I agree that the occurrence of non-zero dispersions in eigenstates is the main difficulty or limitation in my theory. I did point it out and discuss it at some length in the paper I sent you, and will of course do so again as clearly as I can when I redraft it for publication (which I intend to do in any case in order to produce a condensed version.)
My work on Random Functions is new. Professor Fowler’s original suggestion was to present the whole work for publication in the Proc. Roy. Soc. (including the part on Quantum Mechanics) as three separate papers. My intention was then to rewrite it in a more condensed form, cutting out appendices, some of the examples, etc., so as to have three papers of 15 to 20 pages each. Would you consider this now as a suitable arrangement?
Bartlett has told me that you are holding colloquiums on Quantum Mechanics in Cambridge. Would it be possible for me to attend some of these? I shall be visiting Cambridge fairly regularly in connexion with my present duties, and it may prove possible to arrange for these visits to coincide with the date of your colloquium.
7 Cavendish Avenue,
The quantum theory part of your work could be written up as one paper, and the remainder as two more, provided it divides naturally into two parts. If it does not divide it might be better to keep it as one long paper. Probably the Proc. Roy. Soc. is the best journal for them.
We have been having Colloquiums, usually on Friday afternoons but sometimes on Monday afternoons. They will probably be resumed in October and we would be glad if you could come to any of them.
18 Ambrose Avenue,
London N.W. 11
10th July, 1945.
Many thanks for your letter of the 26th. As you suggest, I am now rewriting the part of my work on quantum mechanics as a separate paper. As regards the rest, I am rewriting it as a paper in two parts, which could then appear either separately or together, whichever is more convenient.

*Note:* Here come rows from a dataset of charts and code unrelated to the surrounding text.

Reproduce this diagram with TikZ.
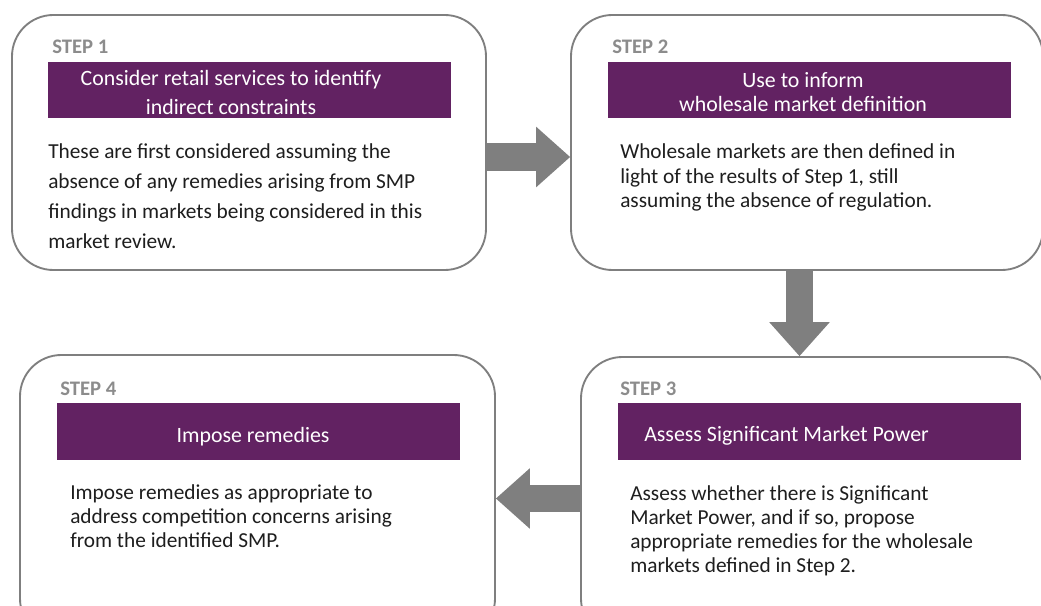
\documentclass[tikz,border=0pt]{standalone}
\usepackage{fontspec}
\setmainfont{Carlito}
\usetikzlibrary{arrows.meta,positioning,fit,calc}
\definecolor{plum}    {HTML}{622262}
\definecolor{edgegray}{HTML}{7F7F7F}
\definecolor{stepgray}{HTML}{8C8C8C}
\definecolor{ink}     {HTML}{1E1E1E}
\tikzset{
  stepbox/.style  ={draw=edgegray, line width=1.4pt, fill=white,
                    rounded corners=31pt, inner sep=0pt},
  banner/.style   ={fill=plum, inner sep=0pt},
  bantext/.style  ={text=white, align=center, inner sep=0pt, anchor=base,
                    font=\fontsize{16.4}{18}\selectfont},
  steplabel/.style={text=stepgray, inner sep=0pt, anchor=base west,
                    font=\fontsize{15.5}{17}\selectfont\bfseries},
  bodytext/.style ={text=ink, align=left, inner sep=0pt, anchor=base west,
                    font=\fontsize{16}{18}\selectfont},
  blockarr/.style ={draw=edgegray, line width=20.6pt,
                    -{Triangle[length=25.5pt,width=45.5pt,line width=0pt]}},
}

\begin{document}
\begin{tikzpicture}[x=0.75pt,y=-0.75pt]
    \useasboundingbox (0,0) rectangle (1041,606);
    \clip (0,0) rectangle (1041,606);

    % Step 1
    \node[stepbox,fit={(12,15) (486,270)}] (step1) {};
    \node[steplabel] (lab1) at (52,54) {STEP 1};
    \node[banner,fit={(48,62) (451,118)}] (ban1) {};
    \node[bantext,font=\fontsize{16.4}{21.75}\selectfont] (ban1txt) at (231,115)
      {Consider retail services to identify\\indirect constraints};
    \node[bodytext,font=\fontsize{16}{22.5}\selectfont] (txt1) at (48,248)
      {These are first considered assuming the\\
       absence of any remedies arising from SMP\\
       findings in markets being considered in this\\
       market review.};

    % Step 2
    \node[stepbox,fit={(571,15) (1043,270)}] (step2) {};
    \node[steplabel] (lab2) at (612,54) {STEP 2};
    \node[banner,fit={(608,62) (1011,118)}] (ban2) {};
    \node[bantext] (ban2txt) at (803,112)
      {Use to inform\\wholesale market definition};
    \node[bodytext] (txt2) at (620,207)
      {Wholesale markets are then defined in\\
       light of the results of Step 1, still\\
       assuming the absence of regulation.};

    % Step 3
    \node[stepbox,fit={(581,357) (1046,640)}] (step3) {};
    \node[steplabel] (lab3) at (620,395) {STEP 3};
    \node[banner,fit={(618,403) (1021,460)}] (ban3) {};
    \node[bantext,anchor=base west] (ban3txt) at (644,441)
      {Assess Significant Market Power};
    \node[bodytext] (txt3) at (630,572)
      {Assess whether there is Significant\\
       Market Power, and if so, propose\\
       appropriate remedies for the wholesale\\
       markets defined in Step 2.};

    % Step 4
    \node[stepbox,fit={(20,355) (495,640)}] (step4) {};
    \node[steplabel] (lab4) at (60,395) {STEP 4};
    \node[banner,fit={(57,403) (460,460)}] (ban4) {};
    \node[bantext] (ban4txt) at (253,442) {Impose remedies};
    \node[bodytext] (txt4) at (70,547)
      {Impose remedies as appropriate to\\
       address competition concerns arising\\
       from the identified SMP.};

    % Block arrows
    \draw[blockarr] ($(step1.east)+(0,14.5)$) coordinate (a1) -- (a1 -| step2.west);
    \draw[blockarr] ($(step2.south)+(-7.5,0)$) coordinate (a2) -- (a2 |- step3.north);
    \draw[blockarr] (step3.west) -- (step3.west -| step4.east);
\end{tikzpicture}
\end{document}
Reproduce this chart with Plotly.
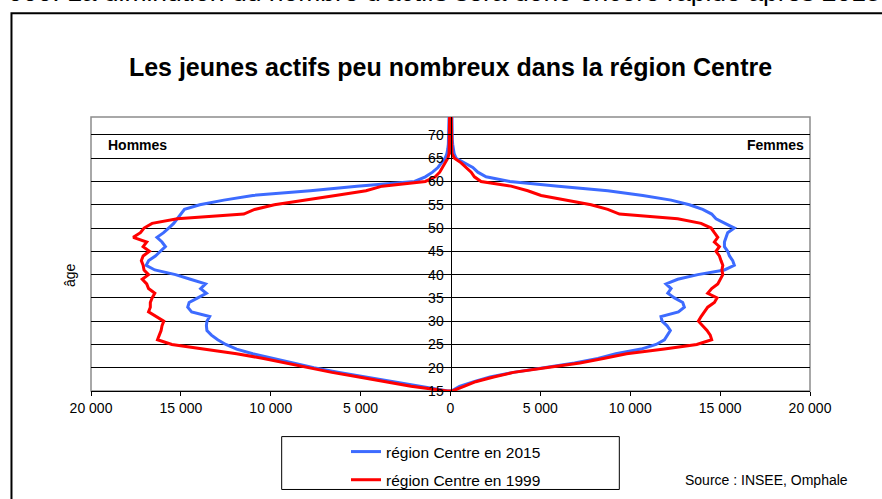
import plotly.graph_objects as go

# tranches d'âge 15 -> 74 ans
ages = list(range(15, 75))

hommes_2015 = [150, 1800, 3300, 4700, 6200, 7600, 8800, 9900, 11000, 11900,
               12500, 12950, 13300, 13550, 13580, 13550, 13400, 14400, 14620, 14540,
               14060, 13580, 13900, 13630, 14470, 15300, 16450, 16930, 16790, 16420,
               16140, 15860, 16050, 16330, 15960, 15680, 15400, 15180, 15000, 14800,
               13950, 12610, 11000, 7800, 5200, 2000, 1400, 1000, 700, 500,
               300, 200, 150, 120, 100, 100, 90, 80, 80, 80]
femmes_2015 = [50, 500, 1300, 2200, 3500, 5200, 6900, 8200, 9200, 10600,
               11440, 11900, 12050, 12230, 12050, 11770, 11710, 12680, 13010, 12920,
               12460, 12090, 12270, 11990, 12640, 13760, 15240, 15790, 15700, 15520,
               15420, 15240, 15240, 15330, 15420, 15790, 15240, 14770, 14530, 14030,
               13290, 12270, 10700, 8750, 6000, 3300, 1980, 1520, 1240, 780,
               310, 200, 150, 120, 100, 100, 90, 80, 80, 80]
hommes_1999 = [200, 2200, 3700, 5100, 6600, 8000, 9200, 10400, 11900, 13700,
               15500, 16300, 16200, 16100, 16050, 15950, 16400, 16800, 16700, 16700,
               16600, 16450, 16800, 16900, 17150, 16800, 17050, 17100, 17200, 17100,
               16750, 17100, 16900, 17650, 17250, 17050, 16600, 15200, 11500, 10900,
               9800, 8150, 6400, 4700, 3800, 1400, 850, 600, 450, 300,
               150, 80, 70, 60, 60, 50, 50, 50, 50, 50]
femmes_1999 = [100, 750, 1400, 2400, 3500, 5300, 7200, 8500, 9800, 11900,
               13700, 14530, 14450, 14270, 14030, 13790, 13940, 14120, 14310, 14680,
               14830, 14310, 14530, 14870, 15020, 15150, 15100, 15150, 15050, 14960,
               14770, 14960, 14680, 14870, 14680, 14500, 13940, 12640, 9400, 8750,
               7820, 6530, 5040, 4300, 3370, 1700, 1330, 1150, 870, 590,
               220, 80, 70, 60, 60, 50, 50, 50, 50, 50]

x_ticks = [-20000, -15000, -10000, -5000, 0, 5000, 10000, 15000, 20000]
x_labels = [f"{abs(v):,}".replace(",", " ") for v in x_ticks]
y_ticks = list(range(15, 75, 5))

FONT = "Arial, Liberation Sans, sans-serif"
W, H = 882, 499


def pyramide(hommes, femmes):
    # hommes a gauche (negatif), femmes a droite, un seul trait continu
    x = [-v for v in reversed(hommes)] + femmes
    y = list(reversed(ages)) + ages
    return x, y


fig = go.Figure()
x, y = pyramide(hommes_2015, femmes_2015)
fig.add_trace(go.Scatter(x=x, y=y, mode="lines", name="région Centre en 2015",
                         line=dict(color="#3D6BFF", width=3), legendgroup="a"))
x, y = pyramide(hommes_1999, femmes_1999)
fig.add_trace(go.Scatter(x=x, y=y, mode="lines", name="région Centre en 1999",
                         line=dict(color="#FF0000", width=3), legendgroup="b"))

# cadre general et bordure de la zone de tracé
fig.add_shape(type="rect", xref="paper", yref="paper", x0=-0.1106, x1=1.2, y0=-0.6, y1=1.3787,
              line=dict(color="black", width=2), layer="below")
fig.add_shape(type="rect", xref="paper", yref="paper", x0=0, x1=1, y0=0, y1=1,
              line=dict(color="#8C8C8C", width=1.5), layer="below")
# cadre de la légende
fig.add_shape(type="rect", xref="paper", yref="paper", x0=0.2652, x1=0.7348, y0=-0.3594, y1=-0.1664,
              line=dict(color="black", width=1))

# bas de la ligne de texte de la page, coupée par le haut de l'image
fig.add_annotation(text="000. La diminution du nombre d'actifs sera donc encore rapide après 2015",
                   xref="paper", yref="paper", x=-0.118, y=1.3958, xanchor="left", yanchor="bottom",
                   showarrow=False, font=dict(family=FONT, size=26.5, color="black"))
fig.add_annotation(text="<b>Hommes</b>", xref="paper", yref="y", x=0.021, y=67.8,
                   xanchor="left", yanchor="middle", showarrow=False,
                   font=dict(family=FONT, size=14, color="black"))
fig.add_annotation(text="<b>Femmes</b>", xref="paper", yref="y", x=0.994, y=67.8,
                   xanchor="right", yanchor="middle", showarrow=False,
                   font=dict(family=FONT, size=14, color="black"))
fig.add_annotation(text="âge", xref="paper", yref="paper", x=-0.03, y=0.425, textangle=-90,
                   xanchor="center", yanchor="middle",
                   showarrow=False, font=dict(family=FONT, size=14, color="black"))
fig.add_annotation(text="Source : INSEE, Omphale", xref="paper", yref="paper", x=0.823, y=-0.325,
                   xanchor="left", yanchor="middle", showarrow=False,
                   font=dict(family=FONT, size=14, color="black"))

fig.update_layout(
    width=W, height=H,
    margin=dict(l=91, r=72, t=117, b=108, autoexpand=False),
    paper_bgcolor="white", plot_bgcolor="white",
    font=dict(family=FONT, size=14, color="black"),
    title=dict(text="<b>Les jeunes actifs peu nombreux dans la région Centre</b>",
               x=0.5, xref="paper", xanchor="center", y=1 - 67 / H, yref="container",
               yanchor="middle", font=dict(family=FONT, size=25, color="black")),
    legend=dict(x=346 / W, y=1 - 435 / H, xref="container", yref="container",
                xanchor="left", yanchor="top", bgcolor="rgba(0,0,0,0)",
                font=dict(family=FONT, size=15.5, color="black"), tracegroupgap=5,
                traceorder="grouped"),
    xaxis=dict(range=[-20000, 20000], tickvals=x_ticks, ticktext=x_labels,
               showgrid=False, zeroline=False, showline=True, linecolor="black", linewidth=1,
               ticks="outside", ticklen=4, tickcolor="black",
               tickfont=dict(family=FONT, size=14, color="black")),
    yaxis=dict(range=[15, 73.85], tickvals=y_ticks, anchor="free", position=0.5,
               showgrid=True, gridcolor="black", gridwidth=1, zeroline=False,
               showline=True, linecolor="black", linewidth=1,
               ticks="outside", ticklen=4, tickcolor="black",
               tickfont=dict(family=FONT, size=14, color="black")),
)

# la page html garde sinon une marge de 8 px autour du graphique
fig.write_html("out.html", config={"displayModeBar": False},
               post_script="document.body.style.margin = '0';")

Thank you for your invitation to the colloquiums; I am looking forward to attending them.
I enclose some notes in which I have tried to develop a method which would overcome the difficulty about non-zero-dispersions for eigenvalues in my theory and also extend it to generalized canonical coordinates. This is still tentative in character, and there are several things I still want to clear up, but I should be glad in the meantime to have your opinion on this development. I also enclose some notes comparing the results in your paper with mine.*
18 Ambrose Avenue,
London N.W. 11,
21st August 
With my best wishes for a pleasant journey.
17 Cavendish Avenue,
Your new version is more in accordance with the standard quantum mechanics, but it is considerably more complicated as you need a different joint prob. distr. for each system of coordinates. You are definitely departing from classical statistics when you make the joint prob. distr. depend on the system of coordinates, and if you depart so much from the usual classical ideas is there any point in trying to fit things into a classical framework? What advantages does your system have over the usual statistical interpretation of quantum mechanics? Any results that you get from your system must either conform to the usual quantum mechanics or else be incorrect. I think your kind of work would be valuable only if you can put it in a very neat form.
I am returning your paper herewith,
P.S. The Colloquium time has been changed to Friday 3 pm.

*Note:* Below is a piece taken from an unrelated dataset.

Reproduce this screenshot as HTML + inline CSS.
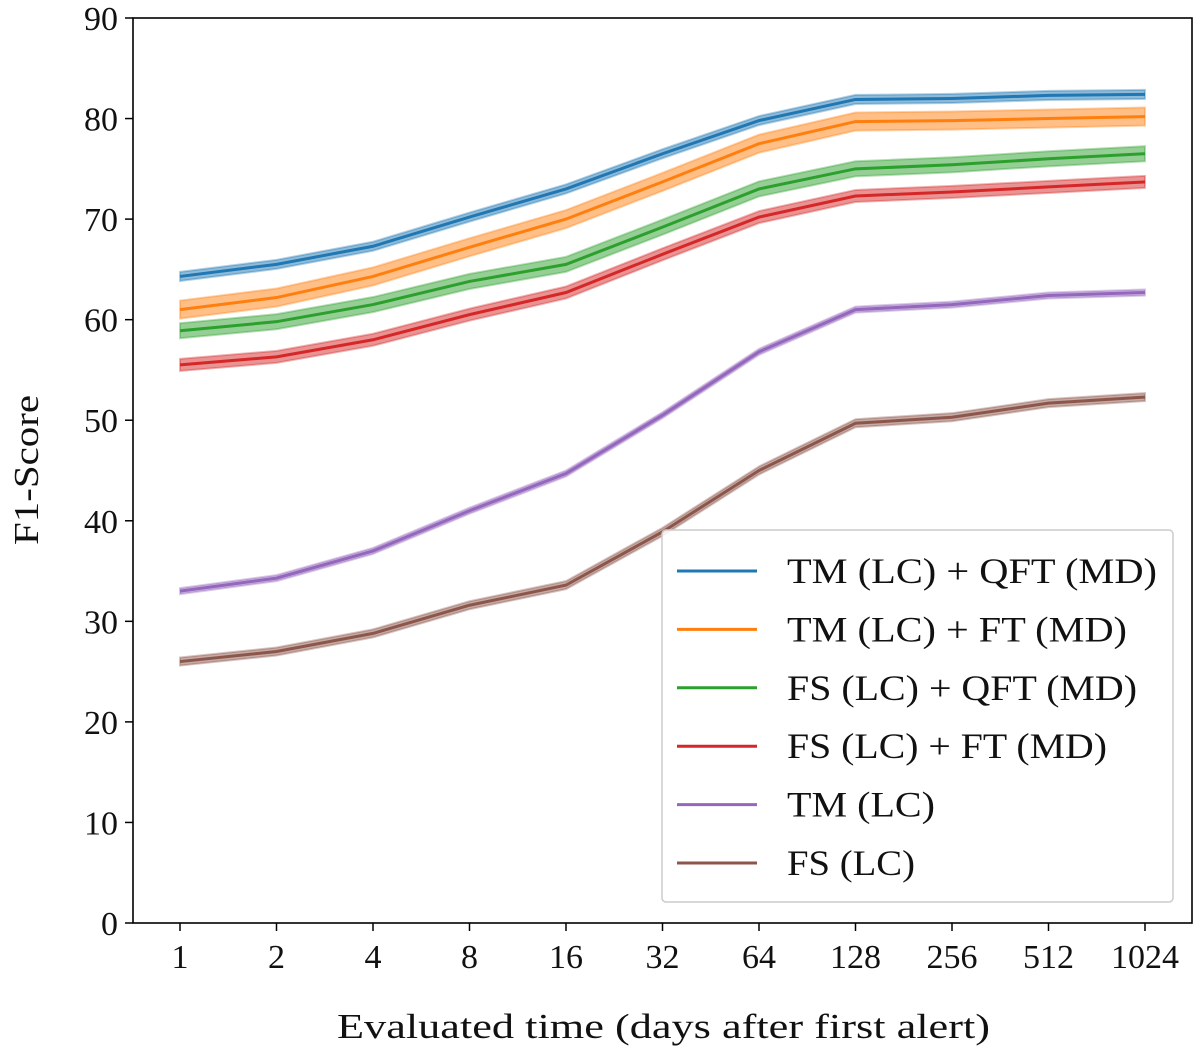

I heard from Bartlett that you would be wiling to talk about your quantum theory work at our colloquium, and I think it would be a good idea to have it discussed if you don’t mind possible heavy criticism. Would Friday the 25th Jan at 3 pm suit you? If this does not leave you sufficient time we could make it a week later. If you cannot conveniently deal with it in one afternoon there is no objection to your carrying on the following week.
7, Cavendish Avenue,
Many thanks for your letter of the 9th and your invitation to speak at your colloquium. I have now been able to arrange to be free on two successive Fridays, i.e. the 25th January and the 1st of February. I shall be able to take advantage of your offer to speak at two successive colloquiums as I think this will be necessary if there is going to be a long discussion of the paper.